Le principal écueil rencontré lorsque l'on entreprend de monter Médée réside dans l'interprétation du texte parlé. Certains metteurs en scène cherchent à esquiver cette difficulté. A Compiègne, Pierre Jourdan avait décidé de doubler chaque chanteur par un comédien rompu aux principes de la déclamation tragique. Ici, Jean-Paul Scarpitta a décidé de remplacer entièrement les dialogues par des textes de liaison exprimant la "voix intérieure" de Médée, préalablement enregistrés par Fanny Ardant. Si l'on prend plaisir à entendre l'actrice détailler admirablement et de sa voix inimitable ces textes qui insistent parfois lourdement sur le lien charnel unissant Médée et Jason, cette option présente l'inconvénient de briser la continuité dramatique de l'oeuvre et de la transformer parfois en une succession d'airs de concert. De plus, en centrant aussi délibérément le propos sur la seule Médée, présente en scène de bout en bout, le metteur en scène retire vie aux autres personnages, souvent figés dans des positions hiératiques et qui ne sont que des instruments passifs du drame.


(Marie Devellereau)

C'est dans un cadre unique, dépouillé et intemporel, que se meuvent les personnages. Le premier acte profite à Marie Devellereau, qui campe une juvénile et gracieuse Dircé. Avec sa voix fruitée et sa vocalisation facile, elle tire parti de son air et domine brillamment l'ensemble qui suit. Jean-Marc Salzmann est un noble Créon, à la diction soignée, mais paraît mal à l'aise dans la tessiture et manque de relief vocal. La jeune Canadienne Maria Soulis possède une voix de dimension réduite, qui la place en retrait dans les ensembles, mais affirme dans son air une belle musicalité et un grain séduisant. Au contraire, Carlo Guido s'efforce de plier des moyens conséquents (on annonce bientôt Samson et Calaf) aux exigences d'un rôle qui n'en demande pas tant. Un assez large vibrato traduit néanmoins son inadéquation. Son physique lui permet cependant de camper le hâbleur méditerranéen voulu par le metteur en scène.

Rousse et féline, Anne Marguerite Werster n'a pas la tâche facile dans cette production. Elle est en permanence présente sur scène, le plus souvent prostrée au premier plan, et se voit imposer des pantomimes parfois fastidieuses. Son tempérament de tragédienne et ses moyens vocaux lui permettent cependant de livrer une composition convaincante, son engagement scénique et les nuances dont elle pare son chant rachetant largement quelques aigus à vif. Son duo avec Jason et son monologue final ne manquent pas d'intensité.
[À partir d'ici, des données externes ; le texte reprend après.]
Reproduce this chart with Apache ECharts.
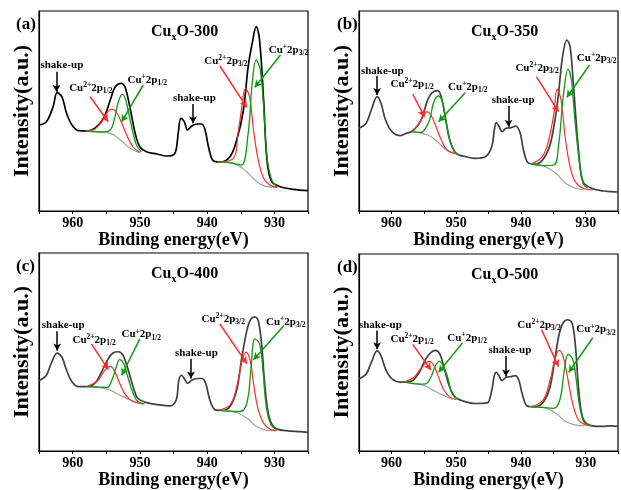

L'Opéra de Metz a eu la bonne inspiration de confier la partie instrumentale à l'ensemble Opera Fuoco, évoluant sur instruments d'époque, et de rendre ainsi la partition à ses sonorités originelles. Le chef David Stern dirige avec enthousiasme et énergie, tout en restant très attentif aux chanteurs. J'ai personnellement apprécié l'alacrité de cette interprétation, avec mention à la flûte concertante dans l'air de Dircé, ainsi que la prestation des choeurs, relégués hors scène. En définitive, si l'on sort quelque peu frustré par les options du metteur en scène, en ayant l'impression d'avoir davantage entendu des variations autour de Médée que Médée à proprement parler, nous sommes reconnaissants à Laurence Dale de nous avoir permis d'entendre cette partition véritablement passionnante et servie par de jeunes interprètes très engagés. Prochain rendez-vous : Powder her face de Thomas Adès.